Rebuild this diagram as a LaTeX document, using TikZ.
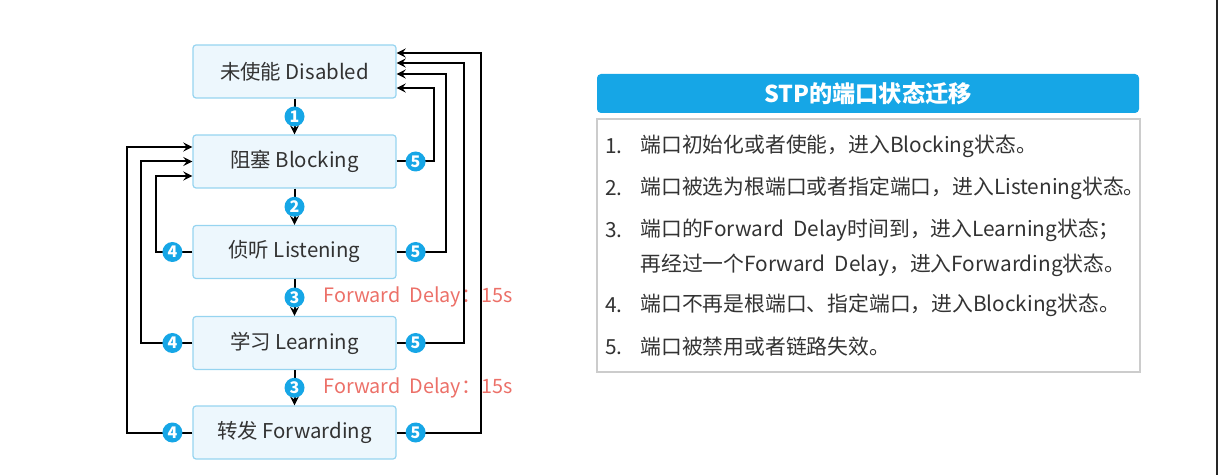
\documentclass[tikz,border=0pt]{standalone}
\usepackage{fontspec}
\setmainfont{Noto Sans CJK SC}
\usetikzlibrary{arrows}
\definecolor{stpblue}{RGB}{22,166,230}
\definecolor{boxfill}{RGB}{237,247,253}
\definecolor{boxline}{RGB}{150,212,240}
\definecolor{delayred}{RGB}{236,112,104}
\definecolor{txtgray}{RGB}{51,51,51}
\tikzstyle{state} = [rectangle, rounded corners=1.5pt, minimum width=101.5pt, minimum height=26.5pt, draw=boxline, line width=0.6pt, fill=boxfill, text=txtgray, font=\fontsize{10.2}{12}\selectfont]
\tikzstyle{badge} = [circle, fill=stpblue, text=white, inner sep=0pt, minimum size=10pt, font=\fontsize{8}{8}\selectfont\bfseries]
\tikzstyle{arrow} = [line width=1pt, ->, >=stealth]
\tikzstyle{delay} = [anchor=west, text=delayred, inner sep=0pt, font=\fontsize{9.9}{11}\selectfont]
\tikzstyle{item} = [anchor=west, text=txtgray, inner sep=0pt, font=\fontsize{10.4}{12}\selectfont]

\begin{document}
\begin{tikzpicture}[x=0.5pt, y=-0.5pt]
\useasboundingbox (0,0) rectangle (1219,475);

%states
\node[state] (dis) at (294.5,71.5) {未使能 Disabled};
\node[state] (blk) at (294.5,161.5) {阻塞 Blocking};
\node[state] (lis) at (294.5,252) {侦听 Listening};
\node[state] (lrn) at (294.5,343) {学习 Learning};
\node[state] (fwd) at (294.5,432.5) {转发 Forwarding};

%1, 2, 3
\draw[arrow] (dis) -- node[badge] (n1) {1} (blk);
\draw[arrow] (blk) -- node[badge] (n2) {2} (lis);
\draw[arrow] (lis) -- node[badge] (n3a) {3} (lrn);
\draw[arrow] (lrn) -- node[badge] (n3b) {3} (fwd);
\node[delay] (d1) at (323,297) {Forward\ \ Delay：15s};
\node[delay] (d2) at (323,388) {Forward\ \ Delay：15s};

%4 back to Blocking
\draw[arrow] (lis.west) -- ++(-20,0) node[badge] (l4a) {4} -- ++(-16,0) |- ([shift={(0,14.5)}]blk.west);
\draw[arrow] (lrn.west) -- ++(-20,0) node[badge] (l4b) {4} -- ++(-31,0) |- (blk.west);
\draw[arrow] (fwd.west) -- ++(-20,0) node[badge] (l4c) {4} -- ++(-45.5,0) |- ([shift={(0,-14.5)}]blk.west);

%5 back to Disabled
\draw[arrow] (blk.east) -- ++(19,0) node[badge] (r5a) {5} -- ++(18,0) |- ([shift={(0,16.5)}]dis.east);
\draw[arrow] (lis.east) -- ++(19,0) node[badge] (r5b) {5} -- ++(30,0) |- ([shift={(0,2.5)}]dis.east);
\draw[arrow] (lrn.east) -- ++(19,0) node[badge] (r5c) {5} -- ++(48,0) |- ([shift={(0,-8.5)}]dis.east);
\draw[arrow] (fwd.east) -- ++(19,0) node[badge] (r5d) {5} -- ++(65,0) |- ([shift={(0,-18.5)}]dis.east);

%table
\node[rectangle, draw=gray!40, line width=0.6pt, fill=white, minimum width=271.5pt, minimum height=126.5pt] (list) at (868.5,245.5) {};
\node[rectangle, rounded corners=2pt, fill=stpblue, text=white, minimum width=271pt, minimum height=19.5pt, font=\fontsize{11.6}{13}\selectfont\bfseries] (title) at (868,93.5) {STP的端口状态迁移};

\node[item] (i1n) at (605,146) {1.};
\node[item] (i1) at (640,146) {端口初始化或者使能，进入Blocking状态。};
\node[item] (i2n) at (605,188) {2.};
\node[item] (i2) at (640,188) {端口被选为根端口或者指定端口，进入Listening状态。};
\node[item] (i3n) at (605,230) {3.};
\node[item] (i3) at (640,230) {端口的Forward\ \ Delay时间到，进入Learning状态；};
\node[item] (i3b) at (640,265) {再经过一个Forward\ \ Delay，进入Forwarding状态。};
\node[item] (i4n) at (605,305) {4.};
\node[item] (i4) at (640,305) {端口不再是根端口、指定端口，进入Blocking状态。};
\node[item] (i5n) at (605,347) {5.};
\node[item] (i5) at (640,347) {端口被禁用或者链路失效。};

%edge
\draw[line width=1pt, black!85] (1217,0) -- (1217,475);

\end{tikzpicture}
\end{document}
● ● ● ● ●
Problem to solve:
Copy out all the data without changing anything, and drop the pictures.

Output:
Rebuild this diagram as a LaTeX document, using TikZ.
\documentclass[tikz,border=0pt]{standalone}
\usepackage{fontspec}
\setmainfont{Noto Sans CJK SC}
\usetikzlibrary{arrows}
\definecolor{stpblue}{RGB}{22,166,230}
\definecolor{boxfill}{RGB}{237,247,253}
\definecolor{boxline}{RGB}{150,212,240}
\definecolor{delayred}{RGB}{236,112,104}
\definecolor{txtgray}{RGB}{51,51,51}
\tikzstyle{state} = [rectangle, rounded corners=1.5pt, minimum width=101.5pt, minimum height=26.5pt, draw=boxline, line width=0.6pt, fill=boxfill, text=txtgray, font=\fontsize{10.2}{12}\selectfont]
\tikzstyle{badge} = [circle, fill=stpblue, text=white, inner sep=0pt, minimum size=10pt, font=\fontsize{8}{8}\selectfont\bfseries]
\tikzstyle{arrow} = [line width=1pt, ->, >=stealth]
\tikzstyle{delay} = [anchor=west, text=delayred, inner sep=0pt, font=\fontsize{9.9}{11}\selectfont]
\tikzstyle{item} = [anchor=west, text=txtgray, inner sep=0pt, font=\fontsize{10.4}{12}\selectfont]

\begin{document}
\begin{tikzpicture}[x=0.5pt, y=-0.5pt]
\useasboundingbox (0,0) rectangle (1219,475);

%states
\node[state] (dis) at (294.5,71.5) {未使能 Disabled};
\node[state] (blk) at (294.5,161.5) {阻塞 Blocking};
\node[state] (lis) at (294.5,252) {侦听 Listening};
\node[state] (lrn) at (294.5,343) {学习 Learning};
\node[state] (fwd) at (294.5,432.5) {转发 Forwarding};

%1, 2, 3
\draw[arrow] (dis) -- node[badge] (n1) {1} (blk);
\draw[arrow] (blk) -- node[badge] (n2) {2} (lis);
\draw[arrow] (lis) -- node[badge] (n3a) {3} (lrn);
\draw[arrow] (lrn) -- node[badge] (n3b) {3} (fwd);
\node[delay] (d1) at (323,297) {Forward\ \ Delay：15s};
\node[delay] (d2) at (323,388) {Forward\ \ Delay：15s};

%4 back to Blocking
\draw[arrow] (lis.west) -- ++(-20,0) node[badge] (l4a) {4} -- ++(-16,0) |- ([shift={(0,14.5)}]blk.west);
\draw[arrow] (lrn.west) -- ++(-20,0) node[badge] (l4b) {4} -- ++(-31,0) |- (blk.west);
\draw[arrow] (fwd.west) -- ++(-20,0) node[badge] (l4c) {4} -- ++(-45.5,0) |- ([shift={(0,-14.5)}]blk.west);

%5 back to Disabled
\draw[arrow] (blk.east) -- ++(19,0) node[badge] (r5a) {5} -- ++(18,0) |- ([shift={(0,16.5)}]dis.east);
\draw[arrow] (lis.east) -- ++(19,0) node[badge] (r5b) {5} -- ++(30,0) |- ([shift={(0,2.5)}]dis.east);
\draw[arrow] (lrn.east) -- ++(19,0) node[badge] (r5c) {5} -- ++(48,0) |- ([shift={(0,-8.5)}]dis.east);
\draw[arrow] (fwd.east) -- ++(19,0) node[badge] (r5d) {5} -- ++(65,0) |- ([shift={(0,-18.5)}]dis.east);

%table
\node[rectangle, draw=gray!40, line width=0.6pt, fill=white, minimum width=271.5pt, minimum height=126.5pt] (list) at (868.5,245.5) {};
\node[rectangle, rounded corners=2pt, fill=stpblue, text=white, minimum width=271pt, minimum height=19.5pt, font=\fontsize{11.6}{13}\selectfont\bfseries] (title) at (868,93.5) {STP的端口状态迁移};

\node[item] (i1n) at (605,146) {1.};
\node[item] (i1) at (640,146) {端口初始化或者使能，进入Blocking状态。};
\node[item] (i2n) at (605,188) {2.};
\node[item] (i2) at (640,188) {端口被选为根端口或者指定端口，进入Listening状态。};
\node[item] (i3n) at (605,230) {3.};
\node[item] (i3) at (640,230) {端口的Forward\ \ Delay时间到，进入Learning状态；};
\node[item] (i3b) at (640,265) {再经过一个Forward\ \ Delay，进入Forwarding状态。};
\node[item] (i4n) at (605,305) {4.};
\node[item] (i4) at (640,305) {端口不再是根端口、指定端口，进入Blocking状态。};
\node[item] (i5n) at (605,347) {5.};
\node[item] (i5) at (640,347) {端口被禁用或者链路失效。};

%edge
\draw[line width=1pt, black!85] (1217,0) -- (1217,475);

\end{tikzpicture}
\end{document}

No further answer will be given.